While performing in Hamlet in New York, I stopped into Macy’s and saw a display for a new board game – The Game of Shakespeare.The demonstrator was a charming elderly actor with white beard and ascot – Commander Whitehead’s doppelgänger. We chatted about the Bard and the Biz. He had performed on Broadway decades before with Louis Calhern, Maurice Evans, Eva LeGallienne and Judith Anderson – top Shakespeareans all. I was careful not to allude to the disparity in our current positions but he was clearly devastated by that bitter reality. I wondered if he would survive the weekend.
“Please, God,” I prayed “shoot me before I become him.”
Luckily, I had become a Shakespearean scholar while sitting on the stoop
I met Don in 1969 in an off-off-Broadway theater buried in a supermarket basement on the lower West Side. The proximity of the stage to food made it a magnet to the largest cockroaches East of the Sun and West of 8th avenue. We actors developed the ability to smash the creepy critters mid-soliloquy without breaking our iambic pentameter rhythm or the audience noticing.
To be or not to be,
STOMP
That is the question.
It was my first acting job. I landed it right after I landed in New York from Milwaukee, Wisconsin where I’d been evading military induction, aka the Draft. I touched down; bought a showbiz paper at the first newsstand I passed and saw this audition notice –
Spear-carriers needed for Macbeth
No Pay
Again, my years of Shakespearean scholarship on the stoop paid dividends.

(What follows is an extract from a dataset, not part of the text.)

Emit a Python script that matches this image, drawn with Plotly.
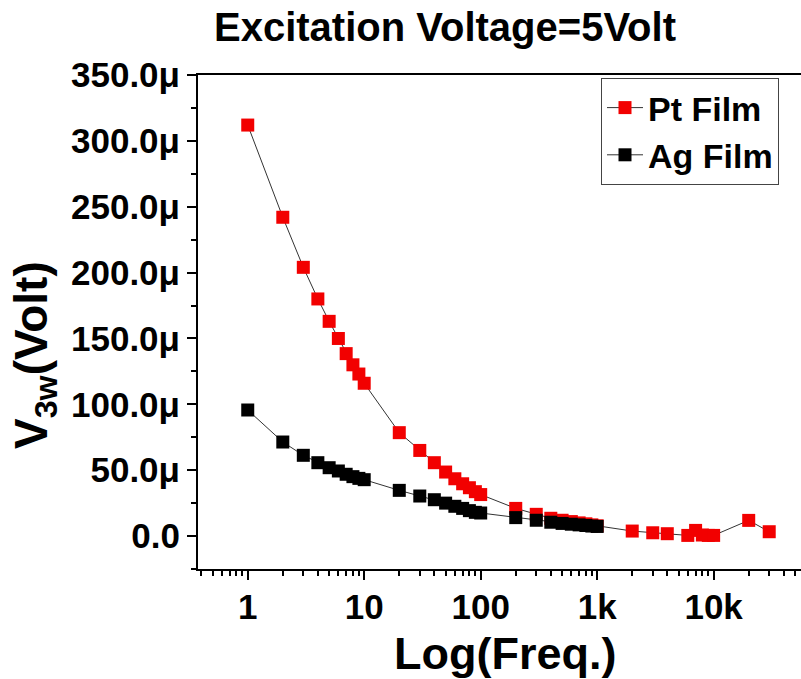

Like Gene Kelly in an MGM musical, I raced to the theater with luggage in hand. I’d like to say it was a straw suitcase but it was a duffel bag. I’d like to say I auditioned on a large stage facing red velvet seats but it was in a filthy hallway facing cases of Velveeta cheese. I’d like to say I auditioned for David Merrick but it was for Mark Fink. I’d like to say I had his undivided attention but he read his mail. I’d like to say he wasn’t a married queer on the prowl but he was.
Fink leered to me that I had a touch of genius but that we must keep that a secret lest it spread jealousy in the ranks of the spear-carriers. He used the same line on all the spear-carriers. And, you’ll notice it’s the same line used by Professor Pervowitz. But, unlike that creep, Fink never asked me to masturbate at his feet while saying I was his bitch-slut-cunt. Fink just tried to suck my cock. When I resisted, he reverted to that hackneyed homo ploy, “What are you afraid of finding out?”
Hmmnn… maybe there’s a Showbiz Scumbag College where they learn these seduction techniques.